The author uses real-time quarterly data from 1973 to 2009 constructed from monthly data of the IMF’s International Financial Statistics (IFS) books for Australia, Canada, France, Germany, Italy, Japan, the Netherlands, Sweden, the United Kingdom, and the United States. He also uses the seasonally adjusted industry production index as a measure of each country’s income because of a lack of availability of consistent GDP data, a seasonally adjusted consumer price index, and an annual inflation rate. The author conducts econometric analysis based on panel estimation of the predictive regression with PPP and Taylor fundamental equations. He then calculates the forecasted out-of-sample test statistic using the CW, DMW, and minimum mean-squared prediction error (MSPE) tests followed by bootstrapping to evaluate the results.

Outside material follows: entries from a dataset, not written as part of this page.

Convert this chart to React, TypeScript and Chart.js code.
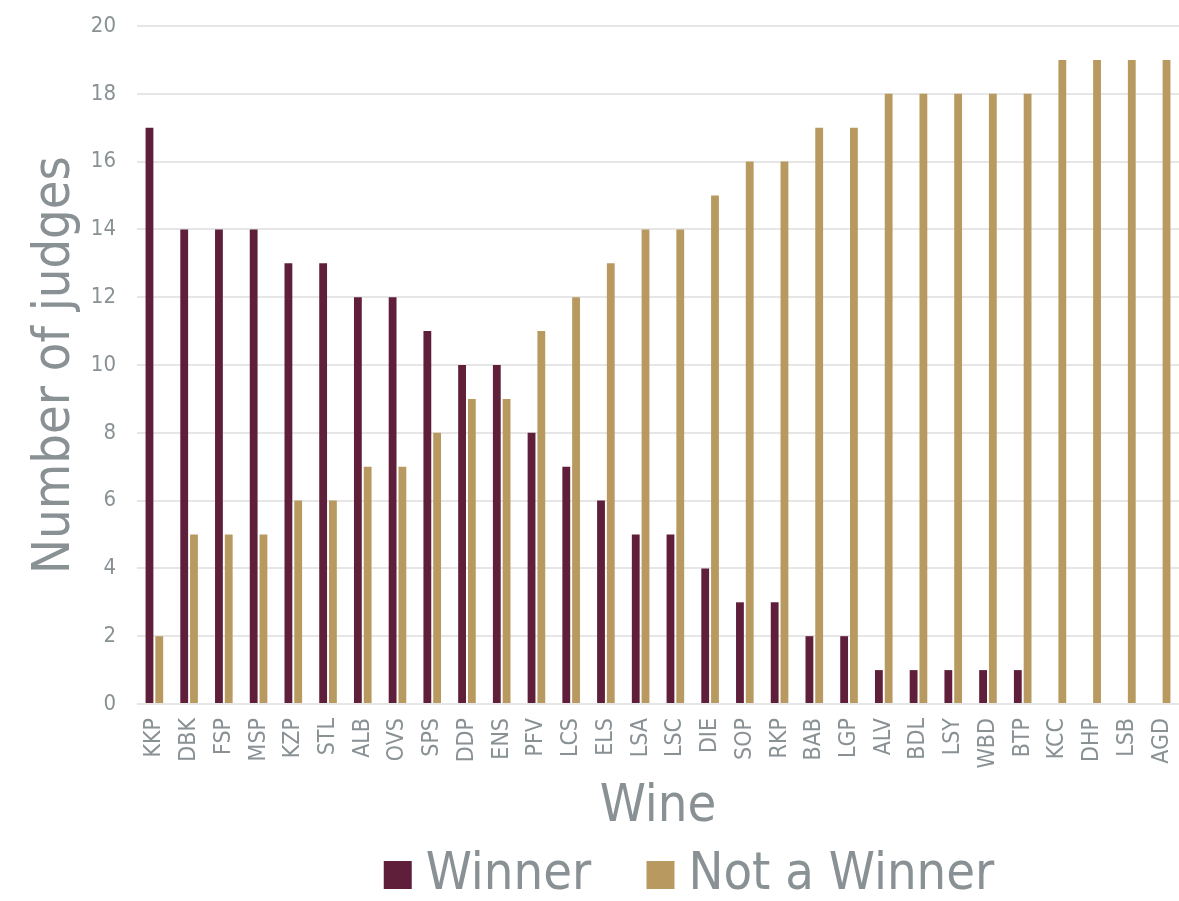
import React, { useEffect, useRef } from "react";
import { Chart, registerables } from "chart.js";

Chart.register(...registerables);

const categories = [
  "KKP", "DBK", "FSP", "MSP", "KZP", "STL", "ALB", "OVS", "SPS", "DDP",
  "ENS", "PFV", "LCS", "ELS", "LSA", "LSC", "DIE", "SOP", "RKP", "BAB",
  "LGP", "ALV", "BDL", "LSY", "WBD", "BTP", "KCC", "DHP", "LSB", "AGD",
];

const winner: (number | null)[] = [
  17, 14, 14, 14, 13, 13, 12, 12, 11, 10,
  10, 8, 7, 6, 5, 5, 4, 3, 3, 2,
  2, 1, 1, 1, 1, 1, null, null, null, null,
];

const notWinner: number[] = [
  2, 5, 5, 5, 6, 6, 7, 7, 8, 9,
  9, 11, 12, 13, 14, 14, 15, 16, 16, 17,
  17, 18, 18, 18, 18, 18, 19, 19, 19, 19,
];

const yTicks = [0, 2, 4, 6, 8, 10, 12, 14, 16, 18, 20];

const GRAY = "#899194";
const FONT = "'DejaVu Sans Condensed', 'DejaVu Sans', sans-serif";

const legendShift = {
  id: "legendShift",
  afterLayout(chart: any) {
    const l = chart.legend;
    if (l) {
      l.left += 37;
      l.right += 37;
    }
  },
};

export default function App() {
  const ref = useRef<HTMLCanvasElement | null>(null);

  useEffect(() => {
    if (!ref.current) return;
    const chart = new Chart(ref.current, {
      type: "bar",
      data: {
        labels: categories,
        datasets: [
          {
            label: "Winner",
            data: winner,
            backgroundColor: "#5f1f3b",
            categoryPercentage: 0.563,
            barPercentage: 0.8,
          },
          {
            label: "Not a Winner",
            data: notWinner,
            backgroundColor: "#b89a60",
            categoryPercentage: 0.563,
            barPercentage: 0.8,
          },
        ],
      },
      plugins: [legendShift],
      options: {
        animation: false,
        responsive: true,
        maintainAspectRatio: false,
        layout: { padding: { top: 26, right: 0, bottom: 0, left: 0 } },
        plugins: {
          tooltip: { enabled: false },
          legend: {
            position: "bottom",
            fullSize: false,
            maxHeight: 119.3,
            labels: {
              usePointStyle: true,
              pointStyle: "rect",
              boxWidth: 4,
              boxHeight: 28,
              padding: 67.3,
              color: GRAY,
              font: { family: FONT, size: 52 },
            },
          },
        },
        scales: {
          x: {
            afterFit: (s: any) => {
              s.height = 77.7;
              s.paddingLeft = 0;
              s.paddingRight = 0;
            },
            grid: { display: false, drawTicks: false },
            border: { display: false },
            ticks: {
              color: GRAY,
              font: { family: FONT, size: 23 },
              minRotation: 90,
              maxRotation: 90,
              autoSkip: false,
              padding: 14,
            },
            title: {
              display: true,
              text: "Wine",
              color: GRAY,
              font: { family: FONT, size: 52 },
              padding: { top: 0, bottom: -56.5 },
            },
          },
          y: {
            min: 0,
            max: 20,
            afterFit: (s: any) => {
              s.width = 137;
              s.paddingTop = 0;
              s.paddingBottom = 0;
            },
            afterBuildTicks: (axis: any) => {
              axis.ticks = yTicks.map((v) => ({ value: v }));
            },
            grid: { color: "#e6e6e6", lineWidth: 2, drawTicks: false },
            border: { display: false },
            ticks: {
              color: GRAY,
              font: { family: FONT, size: 22 },
              padding: 21,
            },
            title: {
              display: true,
              text: "Number of judges",
              color: GRAY,
              font: { family: FONT, size: 52 },
              padding: { top: 24, bottom: 0 },
            },
          },
        },
      },
    });
    return () => chart.destroy();
  }, []);

  return (
    <div style={{ position: "fixed", left: 0, top: 0, width: 1179, height: 901, background: "#fff" }}>
      <canvas ref={ref} />
    </div>
  );
}
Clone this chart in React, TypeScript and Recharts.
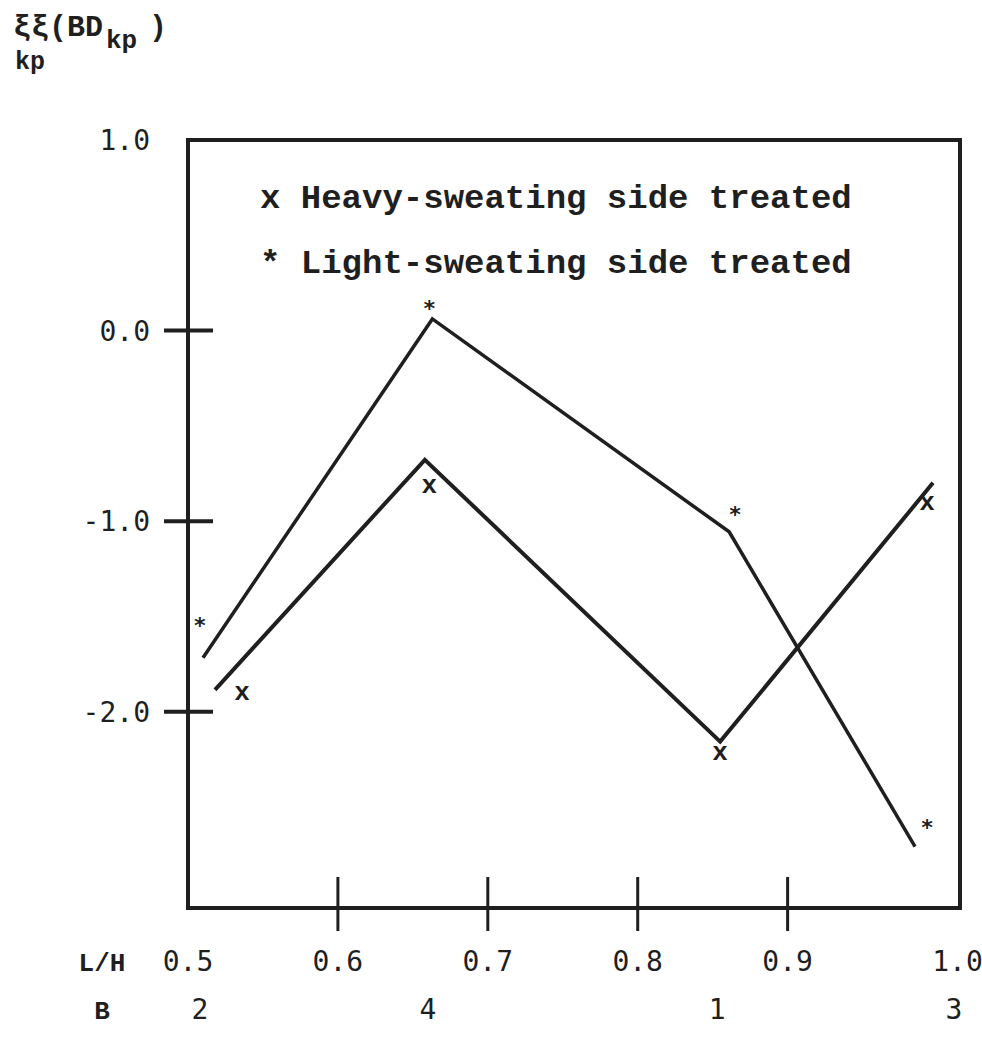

The results indicate that the PPP model works best with the panel specification at the 16-quarter horizon (i.e., long-run PPP with panel methods works better than with univariate tests). Out-of-sample forecasts with Taylor rules suggest the existence of substantial heterogeneity in adjustments to equilibrium; hence, they cannot outperform time-series regression forecasts and work best in a single-equation framework over the short horizon.

Abstractor’s Viewpoint

The author reinforces the principles laid out by PPP and the Taylor model in exchange rate predictability.